L’eau est le premier élément du geste barrière le plus efficace à savoir se laver les mains
Loïc Fauchon
Loïc Fauchon : Oui tout à fait. Parlons d’abord d’enseignements. Avec quelques mois de recul, on voit bien, et c’est une confirmation, que l’eau est le premier élément du geste barrière le plus efficace à savoir se laver les mains. C’est pour cela que de manière très symbolique, j’ai fait acheter 85000 savons de Marseille pour les faire distribuer aux populations les plus pauvres de la Ville de Dakar où nous organisons le Forum mondial de l’eau. Cette crise a été pour certains, y compris des leaders politiques, l’occasion d’une prise de conscience : « ah, oui, l’eau c’est important. » L’eau c’est aussi la santé, l’hygiène. Et donc on voit bien qu’il est nécessaire de faire un effort supplémentaire pour l’eau. Nous allons donc saisir cette occasion pour dire aux décideurs, aux chefs d’Etat, aux autorités locales, aux banquiers du développement, voilà une raison supplémentaire d’investir dans l’eau qui est un moyen de lutter contre cette pandémie comme celles à venir ou comme ce fut le cas dans les épidémies antérieures.
Avez-vous eu des échanges particuliers avec des membres durant cette crise ?
Loïc Fauchon : Oui. Par exemple, de nombreux professionnels à travers le monde nous ont immédiatement alerté sur le l’éventuelle possibilité de la transmission du virus dans l’eau. Début avril, nous ne savions pas répondre à cette question. Les Turcs, les Hollandais, parmi d’autres, ont été très en pointe dans la recherche. Immédiatement, ils ont lancé des analyses sur les eaux usées. Très rapidement l’eau salée a été dédouanée. Ainsi que l’eau potable. Par contre, on a constaté une présence du Covid 19 dans les effluents des stations d’épuration des eaux usées. On a publié en juin un article scientifique qui fait le point sur l’utilisation d’une cartographie des germes du Covid pour suivre l’avancée de la contamination des populations. C’est novateur.

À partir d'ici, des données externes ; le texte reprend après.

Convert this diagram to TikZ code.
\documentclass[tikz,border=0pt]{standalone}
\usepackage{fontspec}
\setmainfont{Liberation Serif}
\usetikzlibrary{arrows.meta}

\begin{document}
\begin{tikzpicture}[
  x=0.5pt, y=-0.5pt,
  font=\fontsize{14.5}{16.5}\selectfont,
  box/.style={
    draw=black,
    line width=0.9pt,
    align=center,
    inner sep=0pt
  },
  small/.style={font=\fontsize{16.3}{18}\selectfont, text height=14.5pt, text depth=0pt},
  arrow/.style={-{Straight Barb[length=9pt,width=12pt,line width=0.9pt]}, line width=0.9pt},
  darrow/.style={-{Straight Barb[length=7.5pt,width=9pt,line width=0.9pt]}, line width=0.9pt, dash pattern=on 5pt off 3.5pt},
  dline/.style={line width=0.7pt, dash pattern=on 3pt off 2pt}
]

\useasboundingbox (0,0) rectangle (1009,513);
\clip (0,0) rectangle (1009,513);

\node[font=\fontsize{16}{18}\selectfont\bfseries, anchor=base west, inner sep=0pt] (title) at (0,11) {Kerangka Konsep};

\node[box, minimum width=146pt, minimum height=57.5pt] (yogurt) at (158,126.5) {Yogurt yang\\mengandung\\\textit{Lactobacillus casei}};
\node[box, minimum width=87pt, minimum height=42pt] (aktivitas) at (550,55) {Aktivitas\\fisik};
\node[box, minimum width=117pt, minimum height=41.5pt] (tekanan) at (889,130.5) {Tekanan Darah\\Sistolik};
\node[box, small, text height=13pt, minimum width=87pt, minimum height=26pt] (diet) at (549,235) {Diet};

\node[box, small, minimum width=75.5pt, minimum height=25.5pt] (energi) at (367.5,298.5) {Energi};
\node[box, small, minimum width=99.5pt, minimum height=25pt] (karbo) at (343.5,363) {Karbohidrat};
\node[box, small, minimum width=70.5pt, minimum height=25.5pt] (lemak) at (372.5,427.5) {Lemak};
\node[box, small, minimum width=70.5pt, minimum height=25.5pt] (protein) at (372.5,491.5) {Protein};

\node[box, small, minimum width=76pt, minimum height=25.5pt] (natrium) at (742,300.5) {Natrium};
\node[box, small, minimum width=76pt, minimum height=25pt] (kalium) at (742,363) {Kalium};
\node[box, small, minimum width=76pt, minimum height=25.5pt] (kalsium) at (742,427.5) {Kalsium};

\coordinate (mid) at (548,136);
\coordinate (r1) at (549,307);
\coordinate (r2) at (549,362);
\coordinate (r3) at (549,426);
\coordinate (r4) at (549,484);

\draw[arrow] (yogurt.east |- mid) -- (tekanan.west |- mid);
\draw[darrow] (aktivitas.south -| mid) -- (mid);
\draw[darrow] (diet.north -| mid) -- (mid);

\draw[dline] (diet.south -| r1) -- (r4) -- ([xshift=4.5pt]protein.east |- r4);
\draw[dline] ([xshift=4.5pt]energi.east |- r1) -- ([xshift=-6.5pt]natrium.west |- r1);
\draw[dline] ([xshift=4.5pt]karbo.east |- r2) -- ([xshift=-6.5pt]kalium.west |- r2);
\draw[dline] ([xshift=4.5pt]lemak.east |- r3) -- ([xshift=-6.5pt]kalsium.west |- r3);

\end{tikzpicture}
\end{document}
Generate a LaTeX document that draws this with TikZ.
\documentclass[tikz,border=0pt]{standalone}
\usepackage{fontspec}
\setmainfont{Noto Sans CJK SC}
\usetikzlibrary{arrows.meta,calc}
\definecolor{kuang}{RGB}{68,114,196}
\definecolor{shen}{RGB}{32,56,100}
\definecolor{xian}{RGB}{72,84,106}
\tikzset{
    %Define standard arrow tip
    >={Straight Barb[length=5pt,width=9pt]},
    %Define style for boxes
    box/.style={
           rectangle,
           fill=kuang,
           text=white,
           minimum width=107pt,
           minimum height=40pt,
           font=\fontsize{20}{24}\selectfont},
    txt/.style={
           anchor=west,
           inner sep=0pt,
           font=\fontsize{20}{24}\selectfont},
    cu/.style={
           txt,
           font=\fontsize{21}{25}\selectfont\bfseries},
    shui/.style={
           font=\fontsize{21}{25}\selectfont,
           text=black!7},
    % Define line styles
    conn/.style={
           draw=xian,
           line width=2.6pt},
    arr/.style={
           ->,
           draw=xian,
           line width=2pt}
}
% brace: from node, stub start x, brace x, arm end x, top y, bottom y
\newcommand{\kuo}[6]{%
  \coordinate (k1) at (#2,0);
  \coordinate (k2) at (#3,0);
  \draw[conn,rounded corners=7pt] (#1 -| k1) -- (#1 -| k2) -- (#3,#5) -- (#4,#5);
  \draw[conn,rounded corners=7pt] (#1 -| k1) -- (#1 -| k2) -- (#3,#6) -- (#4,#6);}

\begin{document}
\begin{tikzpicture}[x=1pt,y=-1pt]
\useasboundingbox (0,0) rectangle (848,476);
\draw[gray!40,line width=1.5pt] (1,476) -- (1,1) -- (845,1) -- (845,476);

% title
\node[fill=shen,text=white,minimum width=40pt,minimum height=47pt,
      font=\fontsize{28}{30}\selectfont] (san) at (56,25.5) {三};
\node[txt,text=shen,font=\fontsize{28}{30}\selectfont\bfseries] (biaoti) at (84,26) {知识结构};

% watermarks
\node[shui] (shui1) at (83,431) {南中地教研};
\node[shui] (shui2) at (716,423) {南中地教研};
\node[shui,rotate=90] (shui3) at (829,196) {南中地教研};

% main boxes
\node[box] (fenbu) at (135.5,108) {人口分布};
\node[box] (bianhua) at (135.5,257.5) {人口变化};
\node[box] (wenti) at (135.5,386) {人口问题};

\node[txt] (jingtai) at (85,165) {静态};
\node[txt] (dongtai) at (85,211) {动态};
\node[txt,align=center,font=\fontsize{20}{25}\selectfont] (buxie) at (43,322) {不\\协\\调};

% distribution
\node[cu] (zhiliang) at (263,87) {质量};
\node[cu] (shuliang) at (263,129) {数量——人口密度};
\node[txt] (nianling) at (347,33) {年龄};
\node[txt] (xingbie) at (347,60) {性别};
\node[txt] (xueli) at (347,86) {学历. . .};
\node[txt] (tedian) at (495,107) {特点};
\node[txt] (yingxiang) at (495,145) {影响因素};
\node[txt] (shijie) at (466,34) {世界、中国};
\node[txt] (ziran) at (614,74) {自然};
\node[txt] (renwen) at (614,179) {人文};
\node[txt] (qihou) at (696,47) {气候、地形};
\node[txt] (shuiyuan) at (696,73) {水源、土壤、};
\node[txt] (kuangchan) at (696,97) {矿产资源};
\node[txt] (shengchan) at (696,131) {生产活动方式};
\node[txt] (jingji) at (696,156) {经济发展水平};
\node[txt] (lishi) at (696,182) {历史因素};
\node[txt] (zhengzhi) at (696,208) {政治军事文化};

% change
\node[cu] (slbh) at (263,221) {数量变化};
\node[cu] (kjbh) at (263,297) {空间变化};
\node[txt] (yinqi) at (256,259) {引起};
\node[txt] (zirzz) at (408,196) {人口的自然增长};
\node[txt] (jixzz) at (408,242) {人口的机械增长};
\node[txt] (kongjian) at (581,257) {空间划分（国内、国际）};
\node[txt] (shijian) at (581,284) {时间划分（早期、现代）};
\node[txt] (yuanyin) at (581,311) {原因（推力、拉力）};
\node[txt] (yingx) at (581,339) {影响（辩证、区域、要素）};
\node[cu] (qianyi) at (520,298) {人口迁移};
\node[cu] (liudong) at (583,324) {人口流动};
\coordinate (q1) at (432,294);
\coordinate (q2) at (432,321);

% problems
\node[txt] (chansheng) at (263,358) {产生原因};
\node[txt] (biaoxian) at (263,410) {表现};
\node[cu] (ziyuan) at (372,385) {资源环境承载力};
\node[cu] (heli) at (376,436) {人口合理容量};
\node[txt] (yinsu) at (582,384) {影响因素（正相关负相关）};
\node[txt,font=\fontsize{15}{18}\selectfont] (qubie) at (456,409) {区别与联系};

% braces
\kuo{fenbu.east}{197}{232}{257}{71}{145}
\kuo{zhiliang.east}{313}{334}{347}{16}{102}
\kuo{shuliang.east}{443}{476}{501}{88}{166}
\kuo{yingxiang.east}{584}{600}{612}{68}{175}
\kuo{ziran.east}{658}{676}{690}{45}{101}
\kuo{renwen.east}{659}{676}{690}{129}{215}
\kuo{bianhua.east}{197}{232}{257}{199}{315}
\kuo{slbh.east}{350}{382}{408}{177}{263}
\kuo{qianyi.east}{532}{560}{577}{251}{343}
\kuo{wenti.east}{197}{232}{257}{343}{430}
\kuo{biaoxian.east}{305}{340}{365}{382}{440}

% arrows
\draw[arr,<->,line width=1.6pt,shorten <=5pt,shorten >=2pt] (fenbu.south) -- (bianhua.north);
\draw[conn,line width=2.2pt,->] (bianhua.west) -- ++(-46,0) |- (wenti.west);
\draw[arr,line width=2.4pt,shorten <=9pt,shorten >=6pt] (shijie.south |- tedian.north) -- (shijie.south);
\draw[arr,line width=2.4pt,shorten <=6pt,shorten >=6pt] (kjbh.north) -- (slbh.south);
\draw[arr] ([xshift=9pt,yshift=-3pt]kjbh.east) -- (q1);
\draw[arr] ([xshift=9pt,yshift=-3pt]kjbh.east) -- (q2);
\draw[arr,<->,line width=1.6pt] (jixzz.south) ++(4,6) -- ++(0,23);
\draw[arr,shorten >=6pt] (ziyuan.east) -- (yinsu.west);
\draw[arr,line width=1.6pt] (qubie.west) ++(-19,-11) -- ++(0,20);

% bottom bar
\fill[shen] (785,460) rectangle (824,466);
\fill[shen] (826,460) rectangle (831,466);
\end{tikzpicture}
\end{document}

Le thème de l’annulation de la dette de l’eau va rebondir
Loïc Fauchon
Des pratiques issues de la crise, des recherches scientifiques, une prise de conscience, voyez-
vous d’autres conséquences à la pandémie pour le secteur de l’eau ?
Loïc Fauchon : Il est un peu trop tôt pour cerner les impacts concrets sur les projets. Mais ce qui est certain, c’est que les bailleurs de fonds, ceux qui financent, ont déjà ouvert des enveloppes pour l’ensemble du sujet de l’eau parce qu’il y a eu le Covid. Ce qui fait d’ailleurs émerger le débat sur la dette, et son remboursement ou pas.
Quelle votre point de vue sur le sujet ?
Loïc Fauchon : J’ai pris position il y a une dizaine d’années sur ce que j’appelle l’annulation de la dette de l’eau. On pourrait dire aux pays les plus concernés : « d’accord nous annulons la dette, mais en contre-partie vous avez pour obligation de réinvestir sur des sujets liés à l’eau. » Le thème de l’annulation de la dette de l’eau va rebondir et sera sans doute au centre du prochain Forum mondial de l’eau. Le président du Sénégal, parce qu’il est un expert de l’eau – c’est un hydrologue de formation – a dès les premiers jours avec Emmanuel Macron, dit qu’il fallait annuler la dette en général. Ils ne parlent pas que de l’eau. La crise sanitaire pourrait accélérer le traitement de ce dossier.